• **What to do**
Collect every line below that contains the word "this".

-- START OF Task data --

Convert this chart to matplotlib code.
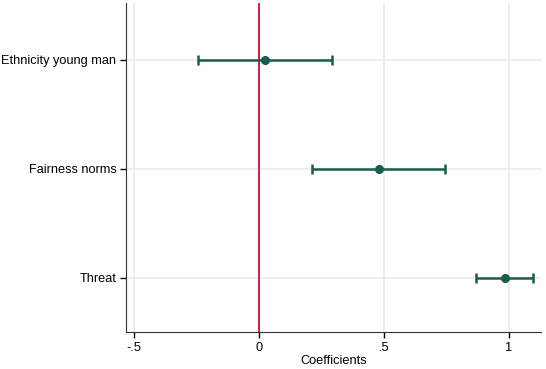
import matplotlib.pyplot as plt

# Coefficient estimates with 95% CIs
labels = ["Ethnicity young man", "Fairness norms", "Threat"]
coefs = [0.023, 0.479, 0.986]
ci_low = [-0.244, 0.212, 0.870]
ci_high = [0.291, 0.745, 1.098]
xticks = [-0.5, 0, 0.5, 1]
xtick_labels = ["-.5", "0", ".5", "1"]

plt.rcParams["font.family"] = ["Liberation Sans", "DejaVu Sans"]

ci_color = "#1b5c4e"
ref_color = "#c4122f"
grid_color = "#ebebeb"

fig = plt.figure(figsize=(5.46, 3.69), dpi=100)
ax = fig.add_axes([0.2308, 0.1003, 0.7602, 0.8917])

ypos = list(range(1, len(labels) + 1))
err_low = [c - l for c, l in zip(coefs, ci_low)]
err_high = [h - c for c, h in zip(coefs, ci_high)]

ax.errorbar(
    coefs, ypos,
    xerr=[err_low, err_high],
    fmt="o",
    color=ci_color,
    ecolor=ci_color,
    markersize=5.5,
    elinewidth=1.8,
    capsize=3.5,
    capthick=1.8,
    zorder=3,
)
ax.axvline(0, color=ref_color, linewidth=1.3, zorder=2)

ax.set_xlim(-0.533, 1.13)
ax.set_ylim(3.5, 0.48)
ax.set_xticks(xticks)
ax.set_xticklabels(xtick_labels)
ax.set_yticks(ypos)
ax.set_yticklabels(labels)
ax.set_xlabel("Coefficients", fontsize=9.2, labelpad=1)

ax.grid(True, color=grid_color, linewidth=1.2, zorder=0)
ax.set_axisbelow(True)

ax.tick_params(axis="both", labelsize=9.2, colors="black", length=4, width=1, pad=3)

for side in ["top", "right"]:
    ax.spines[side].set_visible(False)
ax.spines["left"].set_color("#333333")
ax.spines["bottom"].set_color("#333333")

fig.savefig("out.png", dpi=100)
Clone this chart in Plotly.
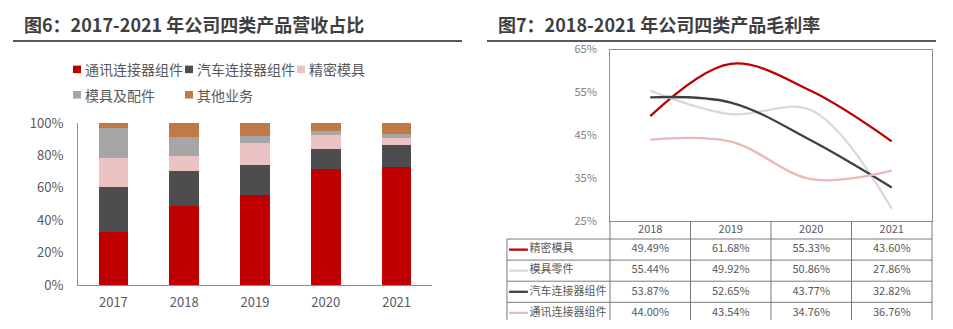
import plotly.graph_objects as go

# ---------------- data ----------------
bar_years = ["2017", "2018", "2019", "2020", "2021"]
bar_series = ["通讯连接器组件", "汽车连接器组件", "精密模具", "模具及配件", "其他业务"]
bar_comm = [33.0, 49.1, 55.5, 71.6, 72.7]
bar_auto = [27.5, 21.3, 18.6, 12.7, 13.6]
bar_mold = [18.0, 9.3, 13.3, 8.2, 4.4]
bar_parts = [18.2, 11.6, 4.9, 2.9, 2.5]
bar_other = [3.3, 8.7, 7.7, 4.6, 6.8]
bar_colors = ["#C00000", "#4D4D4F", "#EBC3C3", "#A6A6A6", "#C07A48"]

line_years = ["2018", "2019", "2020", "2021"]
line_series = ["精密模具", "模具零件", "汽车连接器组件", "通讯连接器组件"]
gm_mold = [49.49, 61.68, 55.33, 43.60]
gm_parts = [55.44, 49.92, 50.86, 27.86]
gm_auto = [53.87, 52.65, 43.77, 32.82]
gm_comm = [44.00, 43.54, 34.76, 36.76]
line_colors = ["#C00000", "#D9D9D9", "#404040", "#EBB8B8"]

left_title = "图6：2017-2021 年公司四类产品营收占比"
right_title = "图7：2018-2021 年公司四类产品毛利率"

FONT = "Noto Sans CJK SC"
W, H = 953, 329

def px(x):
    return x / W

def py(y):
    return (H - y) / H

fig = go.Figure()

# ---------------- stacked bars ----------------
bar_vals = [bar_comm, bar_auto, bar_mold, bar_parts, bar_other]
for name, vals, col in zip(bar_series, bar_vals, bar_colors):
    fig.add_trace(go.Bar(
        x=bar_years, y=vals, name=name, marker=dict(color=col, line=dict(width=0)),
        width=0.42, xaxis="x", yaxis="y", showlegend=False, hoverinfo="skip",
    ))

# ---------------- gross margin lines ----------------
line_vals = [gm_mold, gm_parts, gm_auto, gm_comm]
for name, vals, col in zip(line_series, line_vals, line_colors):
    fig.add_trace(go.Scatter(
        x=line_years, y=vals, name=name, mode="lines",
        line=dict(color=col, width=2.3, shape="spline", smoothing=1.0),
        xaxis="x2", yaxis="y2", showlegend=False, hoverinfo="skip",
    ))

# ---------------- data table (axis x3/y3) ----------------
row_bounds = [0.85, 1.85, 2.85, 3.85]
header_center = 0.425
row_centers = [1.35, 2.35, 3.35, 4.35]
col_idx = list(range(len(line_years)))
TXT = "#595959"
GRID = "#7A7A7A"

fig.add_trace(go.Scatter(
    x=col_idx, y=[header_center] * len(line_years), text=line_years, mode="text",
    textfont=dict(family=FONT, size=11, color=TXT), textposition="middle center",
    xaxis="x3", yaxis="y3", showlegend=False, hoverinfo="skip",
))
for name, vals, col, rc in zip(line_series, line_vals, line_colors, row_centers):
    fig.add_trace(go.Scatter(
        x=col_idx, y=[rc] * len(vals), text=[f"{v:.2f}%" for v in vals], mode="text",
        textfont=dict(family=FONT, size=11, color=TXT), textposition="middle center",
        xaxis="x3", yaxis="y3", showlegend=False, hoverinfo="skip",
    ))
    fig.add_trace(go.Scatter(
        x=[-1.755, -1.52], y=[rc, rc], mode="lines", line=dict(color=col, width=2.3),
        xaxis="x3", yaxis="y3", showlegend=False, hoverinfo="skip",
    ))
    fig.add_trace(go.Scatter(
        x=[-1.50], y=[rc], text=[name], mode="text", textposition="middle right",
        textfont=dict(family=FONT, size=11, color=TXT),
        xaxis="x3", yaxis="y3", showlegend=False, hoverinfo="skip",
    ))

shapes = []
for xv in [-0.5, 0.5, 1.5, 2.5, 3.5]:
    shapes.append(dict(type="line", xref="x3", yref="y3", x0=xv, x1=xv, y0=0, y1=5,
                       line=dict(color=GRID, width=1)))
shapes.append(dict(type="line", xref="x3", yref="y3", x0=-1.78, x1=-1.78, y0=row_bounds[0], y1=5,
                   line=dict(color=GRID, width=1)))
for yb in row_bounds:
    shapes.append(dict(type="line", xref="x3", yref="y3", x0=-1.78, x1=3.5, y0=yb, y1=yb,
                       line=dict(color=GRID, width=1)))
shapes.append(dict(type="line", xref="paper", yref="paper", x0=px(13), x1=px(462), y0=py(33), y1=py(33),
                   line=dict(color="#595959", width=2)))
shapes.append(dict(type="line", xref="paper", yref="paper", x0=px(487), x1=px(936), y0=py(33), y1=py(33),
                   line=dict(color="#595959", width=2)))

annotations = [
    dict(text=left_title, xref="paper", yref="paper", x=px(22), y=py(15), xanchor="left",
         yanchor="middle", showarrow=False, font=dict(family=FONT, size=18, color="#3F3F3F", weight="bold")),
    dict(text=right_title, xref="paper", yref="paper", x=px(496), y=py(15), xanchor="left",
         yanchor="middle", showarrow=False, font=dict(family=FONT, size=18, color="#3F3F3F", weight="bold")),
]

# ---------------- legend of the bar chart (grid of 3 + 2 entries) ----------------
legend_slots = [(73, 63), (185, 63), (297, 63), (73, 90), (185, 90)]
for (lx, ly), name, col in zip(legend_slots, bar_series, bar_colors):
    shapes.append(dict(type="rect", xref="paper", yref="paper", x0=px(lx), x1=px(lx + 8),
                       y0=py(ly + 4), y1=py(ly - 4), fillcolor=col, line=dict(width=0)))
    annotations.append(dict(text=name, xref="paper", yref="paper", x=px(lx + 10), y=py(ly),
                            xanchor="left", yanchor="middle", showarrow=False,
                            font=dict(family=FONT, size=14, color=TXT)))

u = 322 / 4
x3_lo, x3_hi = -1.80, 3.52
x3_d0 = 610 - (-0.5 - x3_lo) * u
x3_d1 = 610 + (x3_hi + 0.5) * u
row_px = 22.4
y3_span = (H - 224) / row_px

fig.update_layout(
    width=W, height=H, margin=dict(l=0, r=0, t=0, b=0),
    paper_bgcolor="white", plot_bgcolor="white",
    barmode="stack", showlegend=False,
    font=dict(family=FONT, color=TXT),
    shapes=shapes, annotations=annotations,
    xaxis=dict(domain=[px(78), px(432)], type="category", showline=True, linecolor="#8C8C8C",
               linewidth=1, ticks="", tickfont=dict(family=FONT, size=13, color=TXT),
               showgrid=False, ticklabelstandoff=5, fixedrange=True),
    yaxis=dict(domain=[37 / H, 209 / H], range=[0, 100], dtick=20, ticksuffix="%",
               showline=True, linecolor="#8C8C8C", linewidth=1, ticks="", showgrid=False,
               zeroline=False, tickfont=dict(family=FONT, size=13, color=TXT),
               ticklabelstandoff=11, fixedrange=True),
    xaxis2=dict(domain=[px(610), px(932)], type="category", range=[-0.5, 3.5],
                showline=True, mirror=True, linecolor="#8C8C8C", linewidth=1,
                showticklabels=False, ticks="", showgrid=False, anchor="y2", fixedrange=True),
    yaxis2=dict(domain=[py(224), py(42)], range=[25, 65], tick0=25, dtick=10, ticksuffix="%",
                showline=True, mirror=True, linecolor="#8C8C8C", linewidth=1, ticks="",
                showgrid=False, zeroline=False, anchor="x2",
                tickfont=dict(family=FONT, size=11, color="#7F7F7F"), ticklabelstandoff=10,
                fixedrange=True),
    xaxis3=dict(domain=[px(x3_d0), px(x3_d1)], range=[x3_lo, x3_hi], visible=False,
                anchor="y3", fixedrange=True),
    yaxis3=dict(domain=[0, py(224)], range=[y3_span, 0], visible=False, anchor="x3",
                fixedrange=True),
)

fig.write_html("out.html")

-- END OF Task data --

• **Correct output**
Convert this chart to matplotlib code.
Clone this chart in Plotly.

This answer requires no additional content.